▶ Instructions to follow: Exclude images, then output the remaining data verbatim.

--- begin Data provided ---

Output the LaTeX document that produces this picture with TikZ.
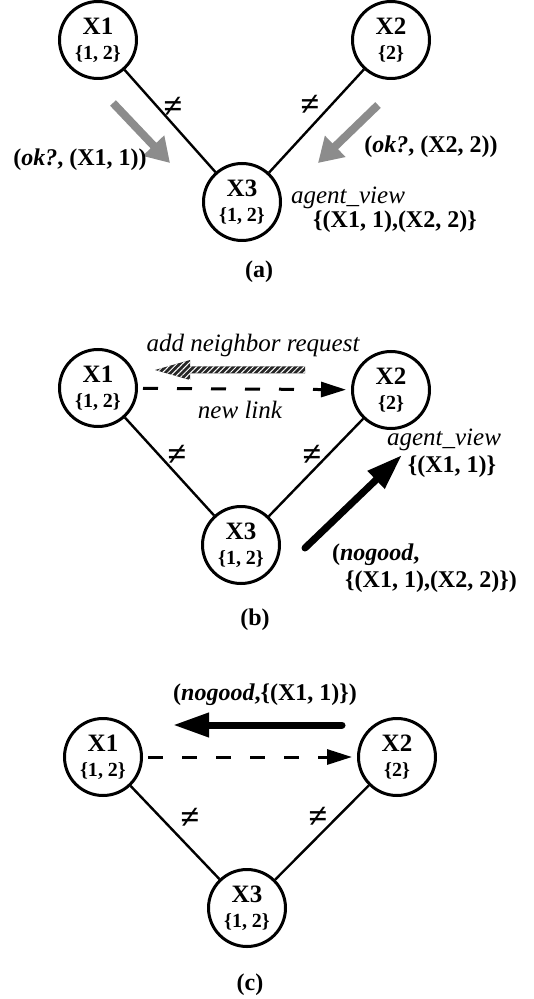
\documentclass[tikz,border=0pt]{standalone}
\usepackage{fontspec}
\setmainfont{Liberation Serif}
\usepackage{tikz}
\usetikzlibrary{arrows.meta}
\usetikzlibrary{positioning,calc}
\usetikzlibrary{patterns.meta}

\newcommand{\dom}[1]{{\fontsize{10}{12.5}\selectfont\{#1\}}}

\begin{document}
\begin{tikzpicture}[x=0.5pt,y=-0.5pt]
  \tikzset{
    vertex/.style={
      draw,
      circle,
      fill=white,
      minimum size=38.5pt,
      inner sep=0pt,
      line width=1.5pt,
      align=center,
      font=\fontsize{12.5}{12.5}\selectfont\bfseries
    },
    edge/.style={
      draw,
      line width=1.2pt
    },
    neq/.style={font=\fontsize{17}{17}\selectfont\bfseries},
    msg/.style={font=\fontsize{12}{12}\selectfont\bfseries},
    view/.style={font=\fontsize{12.5}{12.5}\selectfont\itshape},
    caption/.style={font=\fontsize{12}{12}\selectfont\bfseries},
    okarrow/.style={
      draw=black!45,
      line width=4pt,
      -{Triangle[length=12pt,width=14pt]}
    },
    newlink/.style={
      draw,
      line width=1.5pt,
      dash pattern=on 7.5pt off 9.5pt,
      shorten <=2.5pt,
      shorten >=2.5pt,
      -{Triangle[length=12.5pt,width=7.5pt]}
    },
    nogoodarrow/.style={
      draw,
      line width=3.5pt,
      line cap=round,
      -{Triangle[length=18pt,width=11.5pt]}
    },
    hatch/.style={
      fill=black!85,
      postaction={pattern={Lines[angle=45,distance=2pt,line width=0.5pt]}, pattern color=white}
    }
  }
  \useasboundingbox (0,0) rectangle (534,999);

  % Panel (a)
  \node[vertex] (a1) at (98,40) {X1\\\dom{1, 2}};
  \node[vertex] (a2) at (391,40) {X2\\\dom{2}};
  \node[vertex] (a3) at (242,202) {X3\\\dom{1, 2}};

  % Panel (b)
  \node[vertex] (b1) at (98,388) {X1\\\dom{1, 2}};
  \node[vertex] (b2) at (391,390) {X2\\\dom{2}};
  \node[vertex] (b3) at (241,545) {X3\\\dom{1, 2}};

  % Panel (c)
  \node[vertex] (c1) at (103,757) {X1\\\dom{1, 2}};
  \node[vertex] (c2) at (397,757) {X2\\\dom{2}};
  \node[vertex] (c3) at (247,908) {X3\\\dom{1, 2}};

  % Constraint edges
  \foreach \p in {a,b,c} {
    \draw[edge] (\p1) -- (\p3);
    \draw[edge] (\p2) -- (\p3);
  }
  \node[neq] (na1) at (173,107) {≠};
  \node[neq] (na2) at (310,105) {≠};
  \node[neq] (nb1) at (177,455) {≠};
  \node[neq] (nb2) at (312,455) {≠};
  \node[neq] (nc1) at (190,818) {≠};
  \node[neq] (nc2) at (318,817) {≠};

  % ok? messages
  \coordinate (oka1s) at (113,103);
  \coordinate (oka1t) at (170,163);
  \coordinate (oka2s) at (378,105);
  \coordinate (oka2t) at (318,163);
  \draw[okarrow] (oka1s) -- (oka1t);
  \draw[okarrow] (oka2s) -- (oka2t);
  \node[msg] (ok1) at (80,160) {(\textit{ok?}, (X1, 1))};
  \node[msg] (ok2) at (431,147) {(\textit{ok?}, (X2, 2))};
  \node[view] (viewa) at (348,198) {agent\_view};
  \node[msg] (vala) at (395,222) {\{(X1, 1),(X2, 2)\}};
  \node[caption] (capa) at (259,272) {(a)};

  % new link and request
  \draw[newlink] (b1) -- (b2);
  \coordinate (reqs) at (305,370);
  \coordinate (reqt) at (155,370);
  \path[hatch] (reqt) -- ($(reqt)+(35,-10)$) -- ($(reqt)+(35,-3.5)$)
    -- ($(reqs)+(0,-3.5)$) -- ($(reqs)+(0,3.5)$) -- ($(reqt)+(35,3.5)$)
    -- ($(reqt)+(35,10)$) -- cycle;
  \node[view] (req) at (253,345) {add neighbor request};
  \node[view] (link) at (240,410) {new link};

  % nogood from X3
  \coordinate (ngbs) at (305,548);
  \coordinate (ngbt) at (402,455);
  \draw[nogoodarrow] (ngbs) -- (ngbt);
  \node[view] (viewb) at (444,440) {agent\_view};
  \node[msg] (valb) at (452,467) {\{(X1, 1)\}};
  \node[msg, anchor=west] (ngb1) at (325,555) {(\textit{nogood},};
  \node[msg] (ngb2) at (431,582) {\{(X1, 1),(X2, 2)\})};
  \node[caption] (capb) at (255,620) {(b)};

  % nogood from X2
  \draw[newlink] (c1) -- (c2);
  \coordinate (ngcs) at (342,725);
  \coordinate (ngct) at (173,725);
  \draw[nogoodarrow] (ngcs) -- (ngct);
  \node[msg] (ngc) at (265,695) {(\textit{nogood},\{(X1, 1)\})};
  \node[caption] (capc) at (250,985) {(c)};
\end{tikzpicture}
\end{document}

--- end Data provided ---

▶ Answer for the task:
Output the LaTeX document that produces this picture with TikZ.
\documentclass[tikz,border=0pt]{standalone}
\usepackage{fontspec}
\setmainfont{Liberation Serif}
\usepackage{tikz}
\usetikzlibrary{arrows.meta}
\usetikzlibrary{positioning,calc}
\usetikzlibrary{patterns.meta}

\newcommand{\dom}[1]{{\fontsize{10}{12.5}\selectfont\{#1\}}}

\begin{document}
\begin{tikzpicture}[x=0.5pt,y=-0.5pt]
  \tikzset{
    vertex/.style={
      draw,
      circle,
      fill=white,
      minimum size=38.5pt,
      inner sep=0pt,
      line width=1.5pt,
      align=center,
      font=\fontsize{12.5}{12.5}\selectfont\bfseries
    },
    edge/.style={
      draw,
      line width=1.2pt
    },
    neq/.style={font=\fontsize{17}{17}\selectfont\bfseries},
    msg/.style={font=\fontsize{12}{12}\selectfont\bfseries},
    view/.style={font=\fontsize{12.5}{12.5}\selectfont\itshape},
    caption/.style={font=\fontsize{12}{12}\selectfont\bfseries},
    okarrow/.style={
      draw=black!45,
      line width=4pt,
      -{Triangle[length=12pt,width=14pt]}
    },
    newlink/.style={
      draw,
      line width=1.5pt,
      dash pattern=on 7.5pt off 9.5pt,
      shorten <=2.5pt,
      shorten >=2.5pt,
      -{Triangle[length=12.5pt,width=7.5pt]}
    },
    nogoodarrow/.style={
      draw,
      line width=3.5pt,
      line cap=round,
      -{Triangle[length=18pt,width=11.5pt]}
    },
    hatch/.style={
      fill=black!85,
      postaction={pattern={Lines[angle=45,distance=2pt,line width=0.5pt]}, pattern color=white}
    }
  }
  \useasboundingbox (0,0) rectangle (534,999);

  % Panel (a)
  \node[vertex] (a1) at (98,40) {X1\\\dom{1, 2}};
  \node[vertex] (a2) at (391,40) {X2\\\dom{2}};
  \node[vertex] (a3) at (242,202) {X3\\\dom{1, 2}};

  % Panel (b)
  \node[vertex] (b1) at (98,388) {X1\\\dom{1, 2}};
  \node[vertex] (b2) at (391,390) {X2\\\dom{2}};
  \node[vertex] (b3) at (241,545) {X3\\\dom{1, 2}};

  % Panel (c)
  \node[vertex] (c1) at (103,757) {X1\\\dom{1, 2}};
  \node[vertex] (c2) at (397,757) {X2\\\dom{2}};
  \node[vertex] (c3) at (247,908) {X3\\\dom{1, 2}};

  % Constraint edges
  \foreach \p in {a,b,c} {
    \draw[edge] (\p1) -- (\p3);
    \draw[edge] (\p2) -- (\p3);
  }
  \node[neq] (na1) at (173,107) {≠};
  \node[neq] (na2) at (310,105) {≠};
  \node[neq] (nb1) at (177,455) {≠};
  \node[neq] (nb2) at (312,455) {≠};
  \node[neq] (nc1) at (190,818) {≠};
  \node[neq] (nc2) at (318,817) {≠};

  % ok? messages
  \coordinate (oka1s) at (113,103);
  \coordinate (oka1t) at (170,163);
  \coordinate (oka2s) at (378,105);
  \coordinate (oka2t) at (318,163);
  \draw[okarrow] (oka1s) -- (oka1t);
  \draw[okarrow] (oka2s) -- (oka2t);
  \node[msg] (ok1) at (80,160) {(\textit{ok?}, (X1, 1))};
  \node[msg] (ok2) at (431,147) {(\textit{ok?}, (X2, 2))};
  \node[view] (viewa) at (348,198) {agent\_view};
  \node[msg] (vala) at (395,222) {\{(X1, 1),(X2, 2)\}};
  \node[caption] (capa) at (259,272) {(a)};

  % new link and request
  \draw[newlink] (b1) -- (b2);
  \coordinate (reqs) at (305,370);
  \coordinate (reqt) at (155,370);
  \path[hatch] (reqt) -- ($(reqt)+(35,-10)$) -- ($(reqt)+(35,-3.5)$)
    -- ($(reqs)+(0,-3.5)$) -- ($(reqs)+(0,3.5)$) -- ($(reqt)+(35,3.5)$)
    -- ($(reqt)+(35,10)$) -- cycle;
  \node[view] (req) at (253,345) {add neighbor request};
  \node[view] (link) at (240,410) {new link};

  % nogood from X3
  \coordinate (ngbs) at (305,548);
  \coordinate (ngbt) at (402,455);
  \draw[nogoodarrow] (ngbs) -- (ngbt);
  \node[view] (viewb) at (444,440) {agent\_view};
  \node[msg] (valb) at (452,467) {\{(X1, 1)\}};
  \node[msg, anchor=west] (ngb1) at (325,555) {(\textit{nogood},};
  \node[msg] (ngb2) at (431,582) {\{(X1, 1),(X2, 2)\})};
  \node[caption] (capb) at (255,620) {(b)};

  % nogood from X2
  \draw[newlink] (c1) -- (c2);
  \coordinate (ngcs) at (342,725);
  \coordinate (ngct) at (173,725);
  \draw[nogoodarrow] (ngcs) -- (ngct);
  \node[msg] (ngc) at (265,695) {(\textit{nogood},\{(X1, 1)\})};
  \node[caption] (capc) at (250,985) {(c)};
\end{tikzpicture}
\end{document}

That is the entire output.